Pregevoli sono poi il tenore Giorgio Berrugi e il basso Liang Li rispettivamente nell’Ingemisco e nel Confutatis, sotto una direzione, quella di Honeck, complessivamente molto chiara, precisa, per nulla ridondante e di grande compostezza. Grande è poi la prova di capacità che da il coro dell’Accademia Nazionale di Santa Cecilia nel gioioso e a tratti giocoso Sanctus, una fuga a due cori che segue immediatamente all’Offertorio, affidato quest’ultimo ai soli solisti. Il Lux Aeterna, affidato a mezzosoprano, tenore e basso, racchiude poi in sé tutta la profondità del pensiero che permea la mastodontica opera sacra di Giuseppe Verdi.
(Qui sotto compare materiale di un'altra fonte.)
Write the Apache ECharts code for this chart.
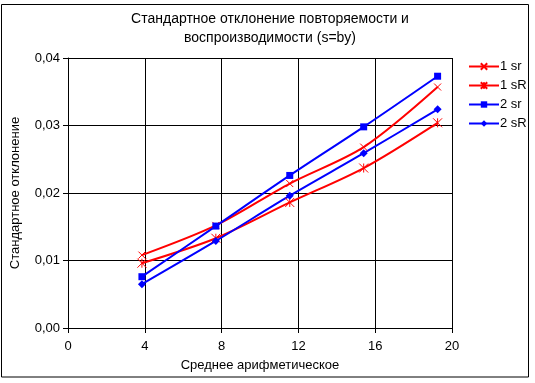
<!DOCTYPE html>
<html><head><meta charset="utf-8">
<script src="https://cdn.jsdelivr.net/npm/echarts@6/dist/echarts.min.js"></script>
<style>html,body{margin:0;padding:0;background:#fff;}#c{width:535px;height:383px;}</style>
</head><body><div id="c"></div>
<script>
const xValues = [3.85, 7.7, 11.55, 15.4, 19.25];
const s1sr = [0.0108, 0.0152, 0.0214, 0.0268, 0.0357];
const s1sR = [0.0096, 0.0133, 0.0186, 0.0237, 0.0304];
const s2sr = [0.0076, 0.0151, 0.0226, 0.0298, 0.0373];
const s2sR = [0.0065, 0.0129, 0.0196, 0.0259, 0.0324];
const seriesNames = ['1 sr', '1 sR', '2 sr', '2 sR'];
const titleText = 'Стандартное отклонение повторяемости и\nвоспроизводимости (s=by)';
const xName = 'Среднее арифметическое';
const yName = 'Стандартное отклонение';

const FONT = 'Liberation Sans, Arial, sans-serif';
const xSym = 'path://M0,0L10,10M10,0L0,10';
const starSym = 'path://M0,0L10,10M10,0L0,10M5,0L5,10';
function pairs(arr){ return arr.map((v,i)=>[xValues[i], v]); }

const chart = echarts.init(document.getElementById('c'), null, {renderer:'canvas'});
const lineBase = {type:'line', smooth:0.3, showSymbol:true, animation:false, lineStyle:{width:2}};
chart.setOption({
  animation:false,
  title:{text:titleText, left:265, top:5, textAlign:'center',
    textStyle:{fontFamily:FONT, fontSize:14, fontWeight:'normal', color:'#000', lineHeight:19}},
  grid:{left:68, right:83, top:58, bottom:55},
  legend:{orient:'vertical', left:463, top:55, itemWidth:30, itemHeight:8, itemGap:6,
    textStyle:{fontFamily:FONT, fontSize:13, color:'#000', padding:[0,0,0,-4]},
    data:seriesNames},
  xAxis:{type:'value', min:0, max:20, interval:4,
    name:xName, nameLocation:'middle', nameGap:31,
    nameTextStyle:{fontFamily:FONT, fontSize:13, color:'#000'},
    axisLine:{lineStyle:{color:'#000', width:1}},
    axisTick:{show:true, length:5, lineStyle:{color:'#000'}},
    axisLabel:{fontFamily:FONT, fontSize:13, color:'#000', margin:12},
    splitLine:{show:true, lineStyle:{color:'#000', width:1}}},
  yAxis:{type:'value', min:0, max:0.04, interval:0.01,
    name:yName, nameLocation:'middle', nameGap:46, nameRotate:90,
    nameTextStyle:{fontFamily:FONT, fontSize:13, color:'#000'},
    axisLine:{show:true, lineStyle:{color:'#000', width:1}},
    axisTick:{show:true, length:5, lineStyle:{color:'#000'}},
    axisLabel:{fontFamily:FONT, fontSize:13, color:'#000', margin:8,
      formatter:v=>v.toFixed(2).replace('.', ',')},
    splitLine:{show:true, lineStyle:{color:'#000', width:1}}},
  series:[
    Object.assign({}, lineBase, {name:seriesNames[0], data:pairs(s1sr), color:'#ff0000',
      symbol:xSym, symbolSize:7, itemStyle:{color:'#ff0000', borderColor:'#ff0000', borderWidth:1}}),
    Object.assign({}, lineBase, {name:seriesNames[1], data:pairs(s1sR), color:'#ff0000',
      symbol:starSym, symbolSize:9, itemStyle:{color:'#ff0000', borderColor:'#ff0000', borderWidth:1}}),
    Object.assign({}, lineBase, {name:seriesNames[2], data:pairs(s2sr), color:'#0000ff',
      symbol:'rect', symbolSize:7, itemStyle:{color:'#0000ff'}}),
    Object.assign({}, lineBase, {name:seriesNames[3], data:pairs(s2sR), color:'#0000ff',
      symbol:'diamond', symbolSize:8, itemStyle:{color:'#0000ff'}})
  ],
  graphic:[{type:'rect', shape:{x:1.5, y:4.5, width:527, height:372.5},
    style:{fill:null, stroke:'#000', lineWidth:1}, silent:true}]
});
</script></body></html>
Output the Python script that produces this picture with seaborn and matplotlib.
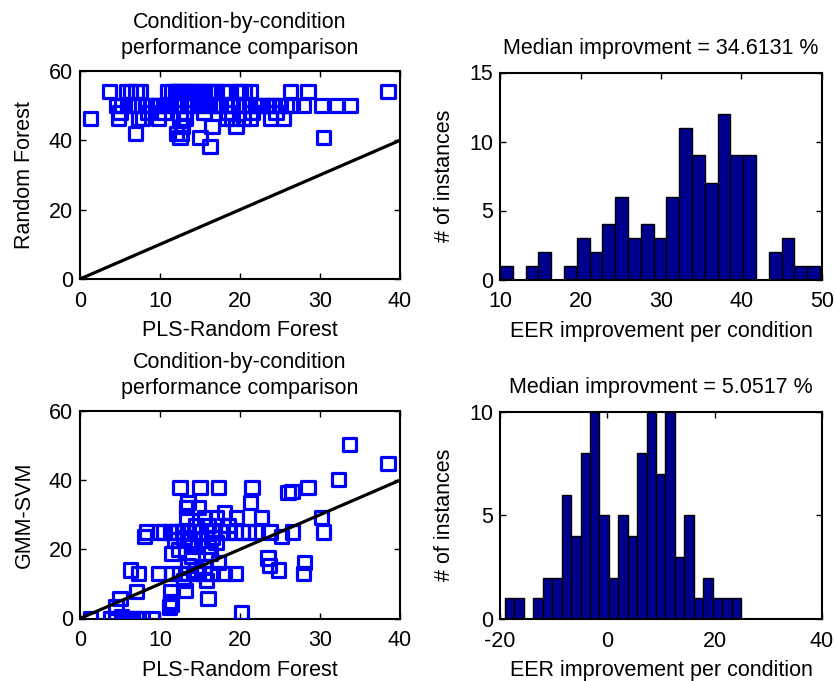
import numpy as np
import pandas as pd
import matplotlib
matplotlib.use("Agg")
import matplotlib.pyplot as plt
import seaborn as sns

# ---------------- data ----------------
# Top scatter: PLS-Random Forest (x) vs Random Forest (y)
rf_x = [3.7, 5.8, 6.3, 7.0, 7.5, 11.0, 11.5, 12.0, 12.5, 13.0, 13.5, 14.0, 14.5, 15.0, 16.0,
        16.5, 17.0, 17.9, 19.6, 20.0, 21.3, 26.3, 28.5, 38.5, 12.2, 13.8, 15.5, 18.5, 20.5,
        4.6, 5.2, 6.5, 7.2, 8.3, 9.0, 9.8, 10.5, 11.0, 11.8, 12.3, 13.0, 13.6, 14.2, 14.8,
        15.5, 16.2, 17.0, 17.6, 18.3, 19.0, 19.8, 20.5, 21.2, 22.0, 22.8, 23.5, 24.3, 25.0,
        25.8, 26.5, 27.9, 30.2, 32.1, 33.8, 6.0, 9.5, 16.8, 22.4, 24.0,
        5.0, 8.5, 10.5, 13.0, 15.5, 18.5, 21.5, 24.5,
        1.3, 4.8, 7.3, 7.8, 9.8, 12.5, 13.2, 18.3, 19.0, 20.4, 21.3, 23.8, 25.4,
        12.8, 16.5, 19.5,
        6.9, 12.1, 12.7,
        12.5, 15.0, 30.4,
        16.25]
rf_y = [54] * 29 + [50] * 40 + [48] * 8 + [46.4] * 13 + [44] * 3 + [42] * 3 + [40.8] * 3 + [38.2]

# Bottom scatter: PLS-Random Forest (x) vs GMM-SVM (y)
svm_x = [33.7, 38.5, 32.3,
         12.5, 15.0, 17.3, 21.5, 28.5,
         26.0, 26.5,
         13.5, 21.3, 13.3,
         18.1,
         13.3, 15.6, 17.1, 19.6, 22.7, 30.2,
         14.5, 16.0, 18.5,
         8.3, 10.0, 11.3, 12.2, 12.8, 13.5, 14.3, 15.0, 15.8, 16.6, 17.5, 18.5, 19.4, 20.3,
         21.1, 21.9, 23.8, 26.6, 30.4,
         8.1, 25.2, 13.0, 16.5,
         11.8, 13.7, 15.2, 17.0,
         14.0, 16.0, 12.3,
         11.5, 16.3, 14.0,
         23.5,
         17.3, 28.1,
         13.5, 23.7, 15.5,
         6.3, 24.8, 14.5,
         7.3, 9.8, 11.5, 12.5, 13.5, 14.5, 15.5, 16.5, 19.4, 27.9,
         12.9, 15.8,
         7.1, 11.3, 13.2,
         5.0, 11.3, 16.0, 11.4,
         4.5, 11.2,
         20.2,
         1.3, 3.8, 4.5, 5.8, 6.5, 7.1, 7.8, 9.0, 5.2,
         10.5, 18.0, 12.0, 14.8]
svm_y = [50.4, 44.9, 40.2,
         37.8, 37.8, 37.8, 37.8, 37.8,
         36.4, 36.8,
         33.5, 33.5, 32.0,
         30.6,
         29.2, 29.2, 29.2, 29.2, 29.2, 29.2,
         27.0, 27.0, 27.0,
         25, 25, 25, 25, 25, 25, 25, 25, 25, 25, 25, 25, 25, 25,
         25, 25, 25, 25, 25,
         23.7, 23.7, 23.5, 23.5,
         22.7, 22.5, 22.7, 22.0,
         20.8, 20.8, 20.0,
         18.9, 18.9, 18.0,
         17.5,
         16.1, 16.1,
         15.4, 15.4, 15.0,
         14.0, 14.0, 14.0,
         13, 13, 13, 13, 13, 13, 13, 13, 13, 13,
         11.0, 11.0,
         7.7, 7.7, 8.0,
         5.8, 5.0, 5.8, 4.0,
         3.3, 3.3,
         1.8,
         0, 0, 0, 0, 0, 0, 0, 0, 0.5,
         25, 13, 25, 32.0]

diag_x = [0, 40]
diag_y = [0, 40]

# Histograms (25 bins each)
hist1_range = (10.0, 49.75)
hist1_counts = [1, 0, 1, 2, 0, 1, 3, 2, 4, 6, 3, 4, 3, 6, 11, 9, 7, 12, 9, 9, 0, 2, 3, 1, 1]
hist2_range = (-19.06, 24.9)
hist2_counts = [1, 1, 0, 1, 2, 2, 6, 4, 8, 10, 5, 2, 5, 4, 8, 10, 7, 10, 3, 5, 1, 2, 1, 1, 1]

title_scatter = "Condition-by-condition\nperformance comparison"
title_hist1 = "Median improvment = 34.6131 %"
title_hist2 = "Median improvment = 5.0517 %"

# ---------------- style ----------------
sns.set_style("ticks", {"xtick.direction": "in", "ytick.direction": "in"})
plt.rcParams["font.family"] = ["Liberation Sans", "DejaVu Sans"]
plt.rcParams["axes.unicode_minus"] = False
plt.rcParams["text.color"] = "black"
plt.rcParams["axes.labelcolor"] = "black"
plt.rcParams["xtick.color"] = "black"
plt.rcParams["ytick.color"] = "black"
FS = 15.5

fig = plt.figure(figsize=(8.37, 6.81), dpi=100)
ax1 = fig.add_axes([80 / 837, 1 - 279 / 681, 320 / 837, 208 / 681])
ax2 = fig.add_axes([500 / 837, 1 - 279.5 / 681, 322 / 837, 207 / 681])
ax3 = fig.add_axes([80 / 837, 1 - 618.5 / 681, 320 / 837, 207.5 / 681])
ax4 = fig.add_axes([500 / 837, 1 - 619 / 681, 322 / 837, 207.5 / 681])

navy = (0, 0, 0.5625)
blue = (0, 0, 1)


def style_axes(ax):
    for sp in ax.spines.values():
        sp.set_visible(True)
        sp.set_linewidth(1.5)
        sp.set_color("black")
    ax.tick_params(direction="in", top=True, right=True, length=4, width=1.0,
                   labelsize=FS, colors="black", labelcolor="black")
    ax.tick_params(axis="x", pad=8.5)
    ax.tick_params(axis="y", pad=5)


def scatter_panel(ax, xs, ys, ylabel):
    df = pd.DataFrame({"x": xs, "y": ys})
    sns.scatterplot(data=df, x="x", y="y", ax=ax, marker="s", s=90,
                    facecolor="none", edgecolor=blue, linewidth=2.3, zorder=3)
    sns.lineplot(x=diag_x, y=diag_y, ax=ax, color="black", linewidth=2.3, zorder=4)
    ax.set_xlim(0, 40)
    ax.set_ylim(0, 60)
    ax.set_xticks([0, 10, 20, 30, 40])
    ax.set_yticks([0, 20, 40, 60])
    ax.set_xlabel("PLS-Random Forest", fontsize=FS, labelpad=6, color="black")
    ax.set_ylabel(ylabel, fontsize=FS, labelpad=10, color="black")
    ax.set_title(title_scatter, fontsize=FS, linespacing=1.3, pad=12.5, color="black")
    style_axes(ax)


def hist_panel(ax, rng, counts, title, xlim, xticks, ylim, yticks):
    n = len(counts)
    edges = np.linspace(rng[0], rng[1], n + 1)
    centers = (edges[:-1] + edges[1:]) / 2
    df = pd.DataFrame({"c": centers, "w": np.asarray(counts, dtype=float)})
    sns.histplot(data=df, x="c", weights="w", bins=list(edges), ax=ax, color=navy,
                 edgecolor="black", linewidth=1.0, alpha=1.0)
    ax.set_xlim(*xlim)
    ax.set_ylim(*ylim)
    ax.set_xticks(xticks)
    ax.set_yticks(yticks)
    ax.set_xlabel("EER improvement per condition", fontsize=FS, labelpad=6, color="black")
    ax.set_ylabel("# of instances", fontsize=FS, labelpad=10, color="black")
    ax.set_title(title, fontsize=FS, pad=13.5, color="black")
    style_axes(ax)


scatter_panel(ax1, rf_x, rf_y, "Random Forest")
scatter_panel(ax3, svm_x, svm_y, "GMM-SVM")
hist_panel(ax2, hist1_range, hist1_counts, title_hist1, (10, 50), [10, 20, 30, 40, 50],
           (0, 15), [0, 5, 10, 15])
hist_panel(ax4, hist2_range, hist2_counts, title_hist2, (-20, 40), [-20, 0, 20, 40],
           (0, 10), [0, 5, 10])

fig.savefig("out.png", dpi=100)
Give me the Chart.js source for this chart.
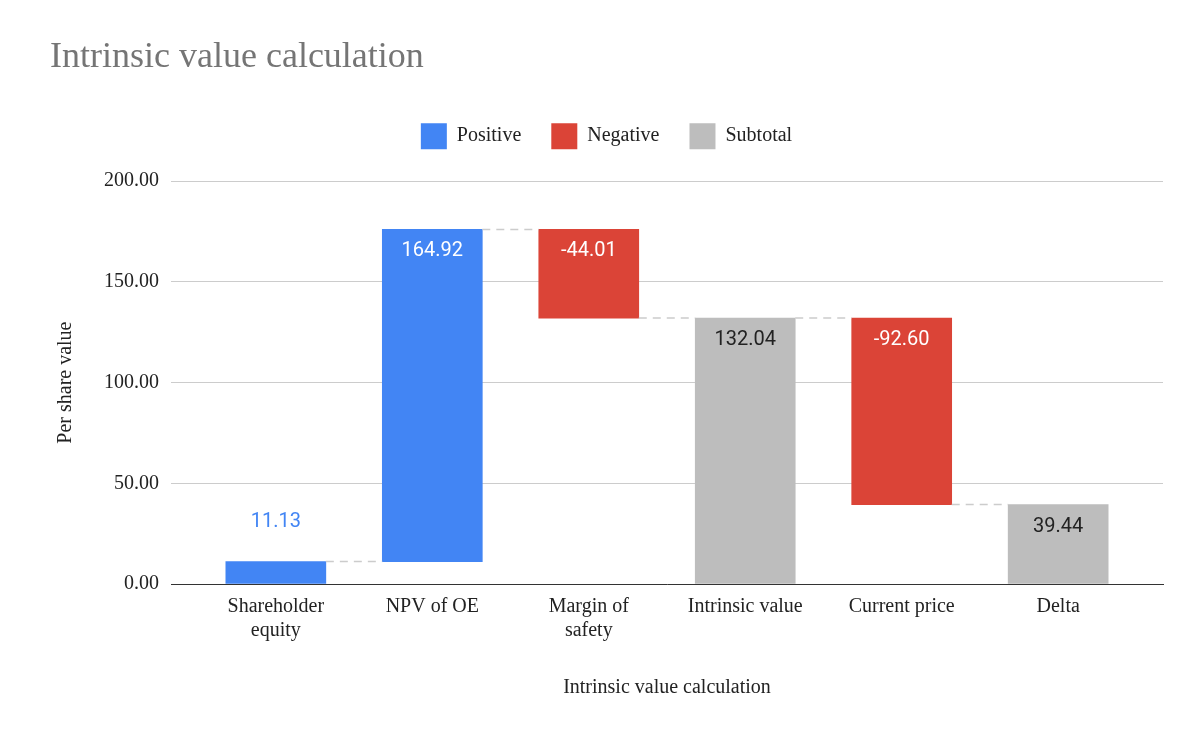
<!DOCTYPE html>
<html><head><meta charset="utf-8">
<script src="https://cdn.jsdelivr.net/npm/chart.js@4/dist/chart.umd.min.js"></script>
<style>html,body{margin:0;padding:0;background:#fff}#w{width:1200px;height:742px}</style>
</head><body><div id="w"><canvas id="c"></canvas></div>
<script>
const categories = [["Shareholder","equity"],"NPV of OE",["Margin of","safety"],"Intrinsic value","Current price","Delta"];
const changes = [11.13, 164.92, -44.01, 132.04, -92.60, 39.44];
const kinds = ["pos","pos","neg","sub","neg","sub"];
const yTicks = [0,50,100,150,200];

const ranges = [];
let run = 0;
changes.forEach((v,i)=>{
  if(kinds[i]==="sub"){ ranges.push([0,v]); run=v; }
  else { ranges.push([run, run+v]); run += v; }
});
function ds(kind){ return ranges.map((r,i)=>kinds[i]===kind?{x:i,y:r}:null).filter(Boolean); }
const serif = "'Liberation Serif','DejaVu Serif',serif";

const labelPlugin = {
  id:'wf',
  afterDatasetsDraw(chart){
    const {ctx, scales:{x,y}} = chart;
    const half = 50;
    ctx.save();
    ctx.strokeStyle='#cccccc'; ctx.lineWidth=1.5; ctx.setLineDash([8,6]);
    for(let i=0;i<ranges.length-1;i++){
      const yy = y.getPixelForValue(ranges[i][1]);
      ctx.beginPath(); ctx.moveTo(x.getPixelForValue(i)+half, yy); ctx.lineTo(x.getPixelForValue(i+1)-half, yy); ctx.stroke();
    }
    ctx.setLineDash([]);
    ctx.font = "20px Roboto, Arial, sans-serif"; ctx.textAlign='center'; ctx.textBaseline='middle';
    ranges.forEach((r,i)=>{
      const cx = x.getPixelForValue(i);
      const top = y.getPixelForValue(Math.max(r[0],r[1]));
      const bot = y.getPixelForValue(Math.min(r[0],r[1]));
      const txt = changes[i].toFixed(2);
      if(bot-top < 40){ ctx.fillStyle = kinds[i]==='pos'?'#4285f4':'#000'; ctx.fillText(txt,cx,top-40); }
      else { ctx.fillStyle = kinds[i]==='sub'?'#222':'#fff'; ctx.fillText(txt,cx,top+22); }
    });
    ctx.restore();
  }
};
const legendSpace = { id:'legendSpace', beforeInit(chart){ const fit = chart.legend.fit; chart.legend.fit = function(){ fit.bind(chart.legend)(); this.height += 22; }; } };

new Chart(document.getElementById('c'),{
  type:'bar',
  data:{datasets:[
    {label:'Positive',data:ds('pos'),backgroundColor:'#4285f4'},
    {label:'Negative',data:ds('neg'),backgroundColor:'#db4437'},
    {label:'Subtotal',data:ds('sub'),backgroundColor:'#bdbdbd'}
  ]},
  options:{
    responsive:true, maintainAspectRatio:false, animation:false,
    layout:{padding:{left:50,right:37,top:36,bottom:38}},
    datasets:{bar:{grouped:false,barThickness:100}},
    plugins:{
      title:{display:true,text:'Intrinsic value calculation',align:'start',color:'#757575',font:{family:serif,size:36,weight:'normal'},padding:{top:0,bottom:14}},
      legend:{labels:{font:{family:serif,size:20},color:'#222',boxWidth:26,boxHeight:26,padding:30}},
      tooltip:{enabled:false}
    },
    scales:{
      x:{type:'linear',min:-0.67,max:5.67,offset:false,
        afterBuildTicks(s){ s.ticks = categories.map((c,i)=>({value:i})); },
        ticks:{callback:(v)=>categories[v],font:{family:serif,size:20},color:'#222',maxRotation:0,autoSkip:false},
        grid:{display:false},border:{color:'#333'},
        title:{display:true,text:'Intrinsic value calculation',font:{family:serif,size:20},color:'#222',padding:{top:30}}},
      y:{min:0,max:200,
        afterBuildTicks(s){ s.ticks = yTicks.map(v=>({value:v})); },
        ticks:{callback:v=>v.toFixed(2),font:{family:serif,size:20},color:'#222',padding:12},
        grid:{color:'#cccccc',drawTicks:false},border:{display:false},
        title:{display:true,text:'Per share value',font:{family:serif,size:20},color:'#222',padding:{bottom:14}}}
    }
  },
  plugins:[labelPlugin, legendSpace]
});
</script></body></html>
I tre cantanti la interpretano tanto bene da rasserenare gli animi e preparare adeguatamente al grande epilogo, quel Libera Me per solo soprano e coro che, con inquietudine e irrequietezza, rivolge all’altissimo l’ultima preghiera, l’estrema richiesta dell’eterna liberazione. La Stoyanova, nonostante un raffreddore che l’avrebbe dovuta tener lontana dal palco di sala Santa Cecilia, decide non solo di prestare la propria voce, ma di farlo con grandissimo trasporto, pathos, chiudendo il Requiem nella migliore delle performance possibili: un “Libera me, Domine” in registro grave che consegna al suo epilogo, con grande profondità, un’esecuzione complessivamente brillante.